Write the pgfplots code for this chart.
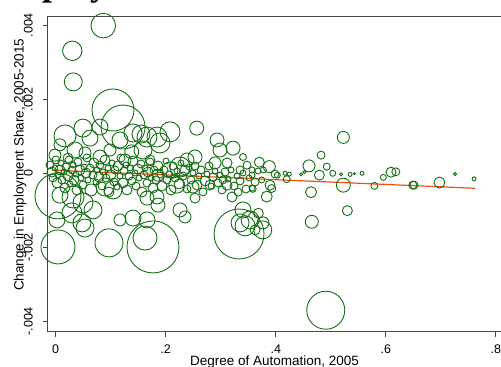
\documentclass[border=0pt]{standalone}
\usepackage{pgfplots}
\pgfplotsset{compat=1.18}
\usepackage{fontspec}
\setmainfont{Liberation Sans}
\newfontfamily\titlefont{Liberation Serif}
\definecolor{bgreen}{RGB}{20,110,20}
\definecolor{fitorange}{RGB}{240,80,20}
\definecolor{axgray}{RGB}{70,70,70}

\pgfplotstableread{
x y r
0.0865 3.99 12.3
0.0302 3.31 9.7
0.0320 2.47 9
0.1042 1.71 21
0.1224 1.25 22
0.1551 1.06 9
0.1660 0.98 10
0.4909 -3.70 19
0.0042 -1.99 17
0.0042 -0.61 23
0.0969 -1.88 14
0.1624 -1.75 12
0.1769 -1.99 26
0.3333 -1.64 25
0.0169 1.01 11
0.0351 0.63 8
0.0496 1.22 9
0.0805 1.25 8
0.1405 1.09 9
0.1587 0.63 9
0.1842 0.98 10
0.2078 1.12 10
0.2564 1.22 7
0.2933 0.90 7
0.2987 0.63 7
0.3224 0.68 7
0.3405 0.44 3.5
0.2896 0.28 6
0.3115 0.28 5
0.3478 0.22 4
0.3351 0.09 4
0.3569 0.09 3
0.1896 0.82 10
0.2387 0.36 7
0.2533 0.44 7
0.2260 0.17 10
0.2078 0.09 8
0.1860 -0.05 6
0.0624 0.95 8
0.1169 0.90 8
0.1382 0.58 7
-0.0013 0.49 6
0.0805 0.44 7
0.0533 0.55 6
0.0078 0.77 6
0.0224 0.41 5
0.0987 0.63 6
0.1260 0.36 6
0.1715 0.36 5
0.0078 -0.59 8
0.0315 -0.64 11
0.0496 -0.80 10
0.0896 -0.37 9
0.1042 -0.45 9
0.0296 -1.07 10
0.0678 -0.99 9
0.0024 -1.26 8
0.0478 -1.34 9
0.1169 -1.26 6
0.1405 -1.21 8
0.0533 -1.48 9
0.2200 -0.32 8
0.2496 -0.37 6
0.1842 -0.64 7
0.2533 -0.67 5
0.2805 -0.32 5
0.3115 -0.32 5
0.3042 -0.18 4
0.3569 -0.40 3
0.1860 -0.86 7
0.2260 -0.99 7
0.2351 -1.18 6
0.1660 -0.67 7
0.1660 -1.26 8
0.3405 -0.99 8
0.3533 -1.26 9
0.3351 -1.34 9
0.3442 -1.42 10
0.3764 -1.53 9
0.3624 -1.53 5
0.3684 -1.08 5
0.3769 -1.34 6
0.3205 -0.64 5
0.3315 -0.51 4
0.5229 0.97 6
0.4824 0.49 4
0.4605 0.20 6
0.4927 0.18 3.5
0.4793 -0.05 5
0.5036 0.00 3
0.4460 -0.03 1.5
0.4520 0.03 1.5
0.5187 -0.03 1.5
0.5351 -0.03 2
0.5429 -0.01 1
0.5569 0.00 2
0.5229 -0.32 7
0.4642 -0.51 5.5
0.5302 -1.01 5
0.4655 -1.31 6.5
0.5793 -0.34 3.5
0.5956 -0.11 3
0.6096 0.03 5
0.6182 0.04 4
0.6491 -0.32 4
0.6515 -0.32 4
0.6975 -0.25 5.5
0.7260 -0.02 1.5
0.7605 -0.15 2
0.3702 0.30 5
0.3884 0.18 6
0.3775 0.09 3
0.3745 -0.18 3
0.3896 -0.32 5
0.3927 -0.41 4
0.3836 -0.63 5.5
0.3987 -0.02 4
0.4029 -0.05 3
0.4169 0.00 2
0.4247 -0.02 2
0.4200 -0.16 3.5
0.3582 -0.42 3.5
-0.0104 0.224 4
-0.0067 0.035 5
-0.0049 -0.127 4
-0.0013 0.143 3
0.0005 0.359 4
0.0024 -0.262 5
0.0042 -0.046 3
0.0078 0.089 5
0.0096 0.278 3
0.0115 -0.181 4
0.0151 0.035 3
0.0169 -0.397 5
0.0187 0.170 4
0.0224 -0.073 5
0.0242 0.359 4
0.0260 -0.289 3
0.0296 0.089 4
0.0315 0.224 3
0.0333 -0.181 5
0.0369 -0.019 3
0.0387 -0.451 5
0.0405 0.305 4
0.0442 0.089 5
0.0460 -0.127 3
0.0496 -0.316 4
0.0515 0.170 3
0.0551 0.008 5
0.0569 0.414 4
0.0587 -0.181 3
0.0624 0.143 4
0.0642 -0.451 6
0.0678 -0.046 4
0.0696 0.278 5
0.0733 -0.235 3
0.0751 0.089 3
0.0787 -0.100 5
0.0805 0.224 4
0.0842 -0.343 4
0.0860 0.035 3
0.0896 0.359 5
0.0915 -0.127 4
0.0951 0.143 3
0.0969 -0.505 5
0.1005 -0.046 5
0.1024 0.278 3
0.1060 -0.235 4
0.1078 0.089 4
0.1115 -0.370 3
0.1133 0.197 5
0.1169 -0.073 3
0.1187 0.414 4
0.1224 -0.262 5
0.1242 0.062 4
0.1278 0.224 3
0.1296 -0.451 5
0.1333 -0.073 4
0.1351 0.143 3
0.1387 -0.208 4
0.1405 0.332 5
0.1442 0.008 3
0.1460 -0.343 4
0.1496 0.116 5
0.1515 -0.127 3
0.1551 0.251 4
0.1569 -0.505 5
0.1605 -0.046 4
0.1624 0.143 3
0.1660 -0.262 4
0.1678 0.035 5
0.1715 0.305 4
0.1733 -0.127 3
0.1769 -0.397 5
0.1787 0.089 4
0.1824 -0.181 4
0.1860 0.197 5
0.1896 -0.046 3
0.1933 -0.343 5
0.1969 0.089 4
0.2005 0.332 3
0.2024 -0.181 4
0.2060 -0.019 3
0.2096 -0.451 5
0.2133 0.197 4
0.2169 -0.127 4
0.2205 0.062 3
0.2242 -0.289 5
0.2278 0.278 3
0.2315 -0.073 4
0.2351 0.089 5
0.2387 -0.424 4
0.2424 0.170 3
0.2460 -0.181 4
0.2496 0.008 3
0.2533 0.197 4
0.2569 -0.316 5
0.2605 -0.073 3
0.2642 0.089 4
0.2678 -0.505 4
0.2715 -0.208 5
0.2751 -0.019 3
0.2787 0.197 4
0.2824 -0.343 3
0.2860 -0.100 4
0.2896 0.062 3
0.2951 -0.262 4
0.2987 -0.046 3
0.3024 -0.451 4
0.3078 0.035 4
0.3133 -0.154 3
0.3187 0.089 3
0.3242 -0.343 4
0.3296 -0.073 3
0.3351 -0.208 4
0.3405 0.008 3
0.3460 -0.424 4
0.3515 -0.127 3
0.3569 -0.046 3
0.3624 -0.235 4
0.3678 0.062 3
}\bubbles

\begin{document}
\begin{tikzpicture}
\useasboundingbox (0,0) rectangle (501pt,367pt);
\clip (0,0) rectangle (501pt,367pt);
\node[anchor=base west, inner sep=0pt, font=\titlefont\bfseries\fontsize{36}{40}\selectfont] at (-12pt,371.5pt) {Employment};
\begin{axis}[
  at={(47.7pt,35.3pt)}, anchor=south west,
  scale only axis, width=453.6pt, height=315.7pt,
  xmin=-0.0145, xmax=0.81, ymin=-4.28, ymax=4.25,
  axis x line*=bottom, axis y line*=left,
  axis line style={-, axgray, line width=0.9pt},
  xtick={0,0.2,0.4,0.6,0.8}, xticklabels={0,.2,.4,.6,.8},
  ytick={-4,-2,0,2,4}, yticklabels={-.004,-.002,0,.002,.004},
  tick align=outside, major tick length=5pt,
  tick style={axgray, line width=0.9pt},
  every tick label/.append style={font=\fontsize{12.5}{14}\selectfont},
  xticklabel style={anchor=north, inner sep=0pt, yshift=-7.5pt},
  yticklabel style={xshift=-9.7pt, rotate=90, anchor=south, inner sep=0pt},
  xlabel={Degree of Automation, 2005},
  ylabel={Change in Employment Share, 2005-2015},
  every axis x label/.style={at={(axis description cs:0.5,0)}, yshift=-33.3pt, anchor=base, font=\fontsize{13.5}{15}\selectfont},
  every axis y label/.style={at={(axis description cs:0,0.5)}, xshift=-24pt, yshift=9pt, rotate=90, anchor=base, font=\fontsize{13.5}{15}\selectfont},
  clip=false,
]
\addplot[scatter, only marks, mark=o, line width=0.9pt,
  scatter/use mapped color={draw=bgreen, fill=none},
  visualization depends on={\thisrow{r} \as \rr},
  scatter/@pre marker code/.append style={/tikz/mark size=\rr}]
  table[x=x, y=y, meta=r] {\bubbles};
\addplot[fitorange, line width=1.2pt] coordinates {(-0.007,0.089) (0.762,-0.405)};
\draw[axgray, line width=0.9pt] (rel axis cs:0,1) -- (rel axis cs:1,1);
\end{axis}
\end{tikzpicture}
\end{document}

What the exercise asks — Figure out how many lines of the data above include "code", then give the number and nothing more.

The result — 2